Like—follow the same model as gw data portal. Point-specific data collection is good, if possible. Echo Peter’s ‘water and data science’ message. Important principle to follow is data should stay at it’s source. There are some good models out there (CUASI/EPA).

Concern—like HUC-12 but not sure we’ll be able to do anything at that level. Data may not be out there.

Ernie:

Like delineating basic goals, methods, etc. Get it out there. Get input from national and local users for resolution needs.

Scale, resolutions, systems, integrated service. Looking at uncertainties and how they cascade through the data, look at thresholds (focus areas address uncertainties). Does it meet needs. Gaps.

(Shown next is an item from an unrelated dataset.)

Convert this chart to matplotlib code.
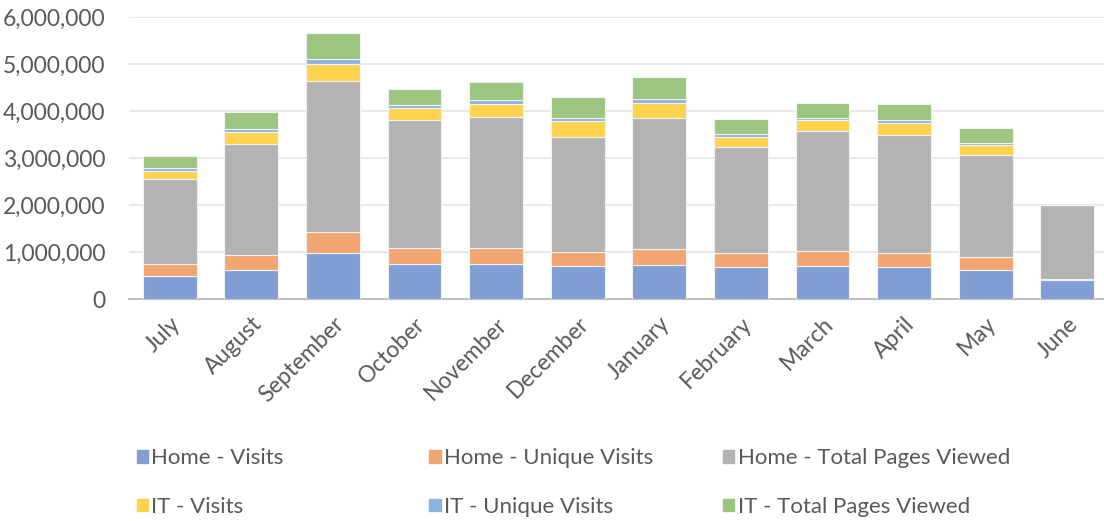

Get feedback from stakeholders on the level of uncertainties.

------break------

Top Topics (cluster these into process, content, principles and marketing)

1.  User-ready tools (C )

2.  User definition of needs (C )

3.  List of users and user participation(PRO)

4.  Awareness, outreach, announcement to others of this activity (ASDWA/AWRA/ICWP) conferences. (PRI & MAR)

5.  How would we phase the census with consideration to scale. Identify vulnerabilities for considering other focus areas. (PRO)

6.  Review principles and guidelines—bring them together. (PRI & MAR)

7.  Ecological water use aspects. Water use constraints established by other agencies.(C)

8.  Interacting with other agencies (PRO)

9.  Identifying, collecting, vetting data to avoid duplication (Call for data: through ACWI) (PRO)

10.  Applicability of data and/or method with regard to state law (C)

11.  Glossary of terms. (C)

12.  What are water budget components (incl ecological needs, what are all the elements—instream/navigation/recreation/asthetics?). (C)

What needs to be in the Dec 2012 report to Congress? What is lacking now? Report Outline.